GenitalverstümmelungAufklärung der Mütter zum Schutz der Mädchen
Terre des Femmes berichtet am 18. Juli, dass immer mehr Mädchen in Deutschland von Genitalverstümmelung bedroht seien. Wie viele es tatsächlich sind, ist schwer zu sagen, weil die Dunkelziffer nur geschätzt werden kann. In Deutschland setzt das Desert Flower Center vor allem auf die Aufklärung der Mütter.
Die Chirurgin Cornelia Strunz arbeitet in Berlin beim Desert Flower Center Waldfriede und behandelt Frauen, die "beschnitten" sind. Das Beratungs- und Behandlungszentrum wurde von Spezialisten im Bereich Darm- und Beckenbodenchirurgie gegründet und befindet sich im Krankenhaus Waldfriede in Berlin-Zehlendorf.
Dort hat die Chirurgin in den vergangenen vier Jahren, seitdem das Zentrum besteht, zunehmend mehr Frauen behandelt. Ob das aber mit der gestiegenen Bekanntheit des Zentrums oder damit zusammenhängt, dass mehr Asylsuchende oder geflüchtete Frauen aus den Ländern wie Somalia kommen, wo mehr als 90 Prozent der Frauen und Mädchen betroffen sind, kann Cornelia Strunz nicht beurteilen.
Hohe Dunkelziffer
Terre des Femmes sagt, dass rund 13.000 Mädchen in Deutschland von Genitalverstümmelung bedroht sind – ein Anstieg um 4000 gegenüber dem Vorjahr. Tatsächlich gibt es eine sehr hohe Dunkelziffer, erklärt die Chirurgin, manche Schätzungen gehen von 50.000 oder mehr aus. "Es ist schwierig, eine richtige Aussage zu treffen", erklärt Cornelia Strunz.
"Die Mädchen gehen ja teilweise in den Heimatländern freiwillig zur Beschneidung, weil sie einfach dazu gehören wollen. Das ist ja das Schlimme, dass sie im Grunde genommen vorher gar nicht wissen, was ihnen da für Leid angetan wird."
Zu Cornelia Strunz kommen Frauen, die teilweise schon lange in Deutschland leben, dementsprechend auch gut Deutsch sprechen, aber auch Frauen und Mädchen, die erst seit kurzer Zeit hier sind. Die Frauen und Mädchen sind alle im Ausland beschnitten worden. Fälle von Genitalverstümmelungen, die in Deutschland stattgefunden haben, sind ihr nicht bekannt.
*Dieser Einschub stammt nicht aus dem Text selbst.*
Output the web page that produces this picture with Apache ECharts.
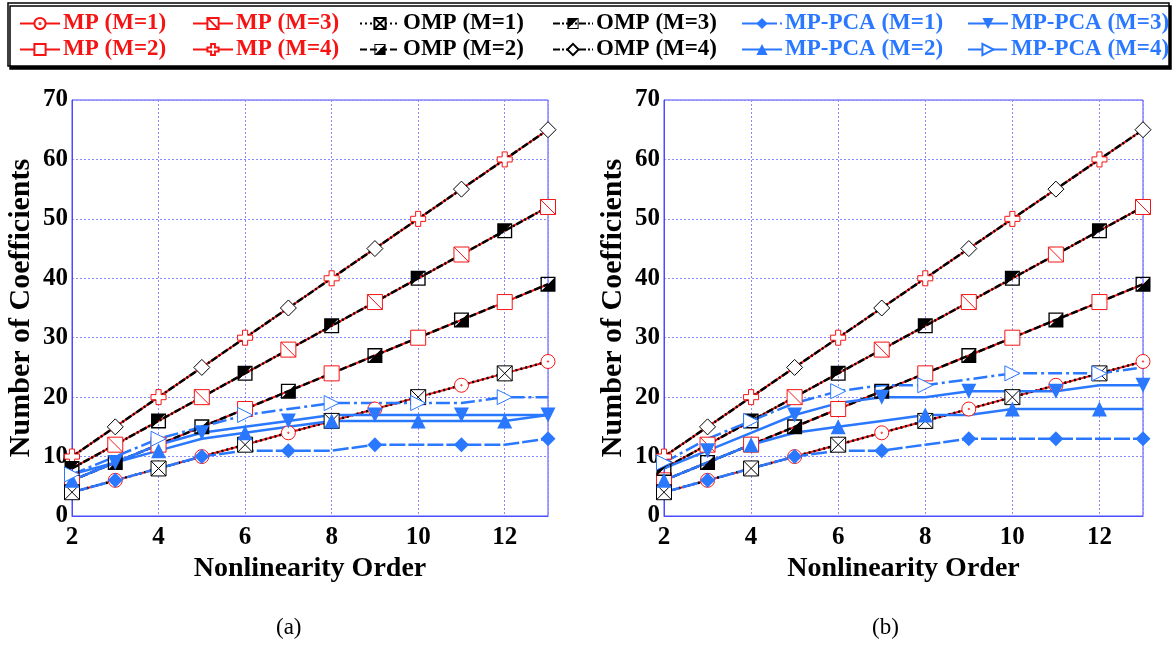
<!DOCTYPE html>
<html>
<head>
<meta charset="utf-8">
<script src="https://cdn.jsdelivr.net/npm/echarts@6/dist/echarts.min.js"></script>
<style>
  html, body { margin: 0; padding: 0; background: #fff; }
  #chart { width: 1176px; height: 648px; }
</style>
</head>
<body>
<div id="chart"></div>
<script>
// nonlinearity orders on the x axis
const orders = [2, 3, 4, 5, 6, 7, 8, 9, 10, 11, 12, 13];
const xTicks = [2, 4, 6, 8, 10, 12];
const yTicks = [0, 10, 20, 30, 40, 50, 60, 70];

// MP and OMP give the same counts in both panels
const mp1 = [4, 6, 8, 10, 12, 14, 16, 18, 20, 22, 24, 26];
const mp2 = [6, 9, 12, 15, 18, 21, 24, 27, 30, 33, 36, 39];
const mp3 = [8, 12, 16, 20, 24, 28, 32, 36, 40, 44, 48, 52];
const mp4 = [10, 15, 20, 25, 30, 35, 40, 45, 50, 55, 60, 65];
const omp1 = [4, 6, 8, 10, 12, 14, 16, 18, 20, 22, 24, 26];
const omp2 = [6, 9, 12, 15, 18, 21, 24, 27, 30, 33, 36, 39];
const omp3 = [8, 12, 16, 20, 24, 28, 32, 36, 40, 44, 48, 52];
const omp4 = [10, 15, 20, 25, 30, 35, 40, 45, 50, 55, 60, 65];

// MP-PCA, panel (a)
const pcaA1 = [4, 6, 8, 10, 11, 11, 11, 12, 12, 12, 12, 13];
const pcaA2 = [6, 9, 11, 13, 14, 15, 16, 16, 16, 16, 16, 17];
const pcaA3 = [7, 9, 12, 14, 15, 16, 17, 17, 17, 17, 17, 17];
const pcaA4 = [7, 10, 13, 15, 17, 18, 19, 19, 19, 19, 20, 20];

// MP-PCA, panel (b)
const pcaB1 = [4, 6, 8, 10, 11, 11, 12, 13, 13, 13, 13, 13];
const pcaB2 = [6, 9, 12, 14, 15, 16, 17, 17, 18, 18, 18, 18];
const pcaB3 = [8, 11, 14, 17, 19, 20, 20, 21, 21, 21, 22, 22];
const pcaB4 = [9, 13, 16, 19, 21, 22, 22, 23, 24, 24, 24, 25];

const RED = '#f51414';
const BLUE = '#2a78ff';
const FONT = 'Liberation Serif';

const SQ = 'M0,0 L10,0 L10,10 L0,10 Z';
const RING = SQ + ' M0.9,0.9 L0.9,9.1 L9.1,9.1 L9.1,0.9 Z';

// marker shape, fill, marker on even (0) or odd (1) points, line style
const styles = {
  'MP (M=1)':     { c: RED, sym: 'path://M10,0 A10,10 0 1 1 10,20 A10,10 0 1 1 10,0 Z M10,9 A1,1 0 1 1 10,11 A1,1 0 1 1 10,9 Z', fill: '#fff', border: RED, odd: 1, type: 'solid', w: 2, size: 14 },
  'MP (M=2)':     { c: RED, sym: 'rect', fill: '#fff', border: RED, odd: 0, type: 'solid', w: 2, size: 15 },
  'MP (M=3)':     { c: RED, sym: 'path://' + SQ + ' M0,0 L10,10', fill: '#fff', border: RED, odd: 1, type: 'solid', w: 2, size: 15 },
  'MP (M=4)':     { c: RED, sym: 'path://M3.3,0 L6.7,0 L6.7,3.3 L10,3.3 L10,6.7 L6.7,6.7 L6.7,10 L3.3,10 L3.3,6.7 L0,6.7 L0,3.3 L3.3,3.3 Z', fill: '#fff', border: RED, odd: 0, type: 'solid', w: 2, size: 15 },
  'OMP (M=1)':    { c: '#000', sym: 'path://' + SQ + ' M0,0 L10,10 M10,0 L0,10', fill: '#fff', border: '#000', odd: 0, type: [2, 3], w: 2.5, size: 15 },
  'OMP (M=2)':    { c: '#000', sym: 'path://' + RING + ' M10,0 L10,10 L0,10 Z', fill: '#000', border: null, odd: 1, type: [7, 3], w: 2.5, size: 15 },
  'OMP (M=3)':    { c: '#000', sym: 'path://' + RING + ' M0,0 L10,0 L0,10 Z', fill: '#000', border: null, odd: 0, type: [7, 2, 2, 2], w: 2.5, size: 15 },
  'OMP (M=4)':    { c: '#000', sym: 'diamond', fill: '#fff', border: '#000', odd: 1, type: [7, 2, 2, 2], w: 2.5, size: 16 },
  'MP-PCA (M=1)': { c: BLUE, sym: 'diamond', fill: BLUE, border: null, odd: 1, type: [16, 3], w: 2.5, size: 15 },
  'MP-PCA (M=2)': { c: BLUE, sym: 'triangle', fill: BLUE, border: null, odd: 0, type: 'solid', w: 2.5, size: 15 },
  'MP-PCA (M=3)': { c: BLUE, sym: 'path://M0,0 L10,0 L5,9 Z', fill: BLUE, border: null, odd: 1, type: 'solid', w: 2.5, size: 15 },
  'MP-PCA (M=4)': { c: BLUE, sym: 'path://M0,0 L9,5 L0,10 Z', fill: '#fff', border: BLUE, odd: 0, type: [14, 4, 3, 4], w: 2.5, size: 15 }
};

const panels = [
  { 'MP (M=1)': mp1, 'MP (M=2)': mp2, 'MP (M=3)': mp3, 'MP (M=4)': mp4,
    'OMP (M=1)': omp1, 'OMP (M=2)': omp2, 'OMP (M=3)': omp3, 'OMP (M=4)': omp4,
    'MP-PCA (M=1)': pcaA1, 'MP-PCA (M=2)': pcaA2, 'MP-PCA (M=3)': pcaA3, 'MP-PCA (M=4)': pcaA4 },
  { 'MP (M=1)': mp1, 'MP (M=2)': mp2, 'MP (M=3)': mp3, 'MP (M=4)': mp4,
    'OMP (M=1)': omp1, 'OMP (M=2)': omp2, 'OMP (M=3)': omp3, 'OMP (M=4)': omp4,
    'MP-PCA (M=1)': pcaB1, 'MP-PCA (M=2)': pcaB2, 'MP-PCA (M=3)': pcaB3, 'MP-PCA (M=4)': pcaB4 }
];

const series = [];
panels.forEach((panel, gi) => {
  Object.keys(panel).forEach(name => {
    const s = styles[name];
    series.push({
      name: name,
      type: 'line',
      xAxisIndex: gi,
      yAxisIndex: gi,
      symbol: s.sym,
      symbolSize: s.size,
      showAllSymbol: true,
      lineStyle: { color: s.c, width: s.w, type: s.type },
      itemStyle: { color: s.fill, borderColor: s.border || s.fill, borderWidth: s.border ? 1 : 0 },
      emphasis: { disabled: true },
      animation: false,
      data: orders.map((x, i) => {
        const item = { value: [x, panel[name][i]] };
        if (i % 2 !== s.odd) item.symbol = 'none';
        return item;
      })
    });
  });
});

const legendCols = [
  { left: 14, names: ['MP (M=1)', 'MP (M=2)'], color: RED },
  { left: 187, names: ['MP (M=3)', 'MP (M=4)'], color: RED },
  { left: 354, names: ['OMP (M=1)', 'OMP (M=2)'], color: '#000' },
  { left: 547, names: ['OMP (M=3)', 'OMP (M=4)'], color: '#000' },
  { left: 736, names: ['MP-PCA (M=1)', 'MP-PCA (M=2)'], color: BLUE },
  { left: 962, names: ['MP-PCA (M=3)', 'MP-PCA (M=4)'], color: BLUE }
];

const grids = [
  { left: 72, right: 628, top: 100, bottom: 132, outerBoundsMode: 'none', show: true, borderColor: '#4b4bff', borderWidth: 1 },
  { left: 664, right: 33, top: 100, bottom: 132, outerBoundsMode: 'none', show: true, borderColor: '#4b4bff', borderWidth: 1 }
];

const tickLabel = { fontFamily: FONT, fontWeight: 'bold', fontSize: 25, color: '#000' };
const gridLine = { show: true, lineStyle: { color: '#8a8aff', type: [2, 2], width: 1 } };

const xAxes = grids.map((g, i) => ({
  type: 'value', gridIndex: i, min: orders[0], max: orders[orders.length - 1], interval: xTicks[1] - xTicks[0],
  name: 'Nonlinearity Order', nameLocation: 'middle', nameGap: 33,
  nameTextStyle: { fontFamily: FONT, fontWeight: 'bold', fontSize: 28, color: '#000' },
  axisLine: { lineStyle: { color: '#4b4bff' } }, axisTick: { show: false },
  axisLabel: Object.assign({ margin: 9, showMaxLabel: false }, tickLabel),
  splitLine: gridLine
}));
const yAxes = grids.map((g, i) => ({
  type: 'value', gridIndex: i, min: yTicks[0], max: yTicks[yTicks.length - 1], interval: yTicks[1] - yTicks[0],
  name: 'Number of Coefficients', nameLocation: 'middle', nameGap: 36,
  nameTextStyle: { fontFamily: FONT, fontWeight: 'bold', fontSize: 30, color: '#000' },
  axisLine: { show: true, lineStyle: { color: '#4b4bff' } }, axisTick: { show: false },
  axisLabel: Object.assign({ margin: 4 }, tickLabel),
  splitLine: gridLine
}));

const chart = echarts.init(document.getElementById('chart'));
chart.setOption({
  animation: false,
  graphic: [
    { type: 'rect', z: 0, shape: { x: 8, y: 3, width: 1161, height: 63 },
      style: { fill: '#fff', stroke: '#000', lineWidth: 1.5, shadowColor: '#000', shadowOffsetX: 2, shadowOffsetY: 3, shadowBlur: 0 } },
    { type: 'text', left: 276, top: 616, style: { text: '(a)', font: '23px "Liberation Serif"', fill: '#000' } },
    { type: 'text', left: 872, top: 616, style: { text: '(b)', font: '23px "Liberation Serif"', fill: '#000' } }
  ],
  legend: legendCols.map(col => ({
    left: col.left, top: 7, orient: 'vertical', itemGap: 3,
    itemWidth: 40, itemHeight: 14, selectedMode: false,
    data: col.names,
    textStyle: { fontFamily: FONT, fontWeight: 'bold', fontSize: 23, color: col.color, padding: [0, 0, 0, -2] }
  })),
  grid: grids,
  xAxis: xAxes,
  yAxis: yAxes,
  series: series
});
</script>
</body>
</html>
Wie Frauen verstümmelt werden
Bei einer Genitalverstümmelung wird den Frauen und Mädchen die Klitorisvorhaut entfernt oder die Klitoris ganz amputiert. Schamlippen werden teilweise oder ganz herausgeschnitten, Wundränder zusammengenäht, die Oberschenkel der Mädchen über Wochen zusammengebunden, damit die Haut über der Vaginalöffnung zusammenwächst. Bei letzterem wird ihnen ein Fremdkörper eingeführt, damit für Urin und Menstruationsblut ein kleine Öffnung bleibt. Für späteren sexuellen Verkehr müssen sie wieder aufgeschnitten werden.
"Alle Frauen, die sich bisher bei mir vorgestellt haben, sind in frühester Kindheit beschnitten worden - im Alter zwischen vier und 14 Jahren."
Die Frauen in Cornelia Strunz Beratung klagen über starke Schmerzen beim Wasserlassen oder der Menstruation. Sie untersucht die Frauen und berät sie über mögliche Operationen. Zu dem Zentrum gehört auch eine Selbsthilfegruppe, in der sich die Frauen austauschen können und operierte Frauen über ihre Geschichte sprechen.
"Viele Frauen, die bei uns operiert worden sind, bekommen auch Kinder. Wenn sie Mädchen gebären, erkläre ich denen das jedes Mal, dass sie ihr Kind nicht beschneiden lassen dürfen."
In der Selbsthilfegruppe geht es vor allem auch um Aufklärung, damit Mütter ihre eigenen Kinder unversehrt lassen. Denn die Praktik der Genitalverstümmelung ist tief in den Kulturen verwurzelt. Teilweise gilt es als Initiationsritual beim Übergang eines Mädchens zur erwachsenen Frau.
Den Müttern, die Cornelia Strunz behandelt hat und die später Kinder bekommen, erklärt sie, dass Genitalverstümmelung einen Straftatbestand darstellt. "Wenn sie ihren Kindern hier das gleiche Leid antun würden, müssten sie sofort ausreisen", sagt die Chirurgin.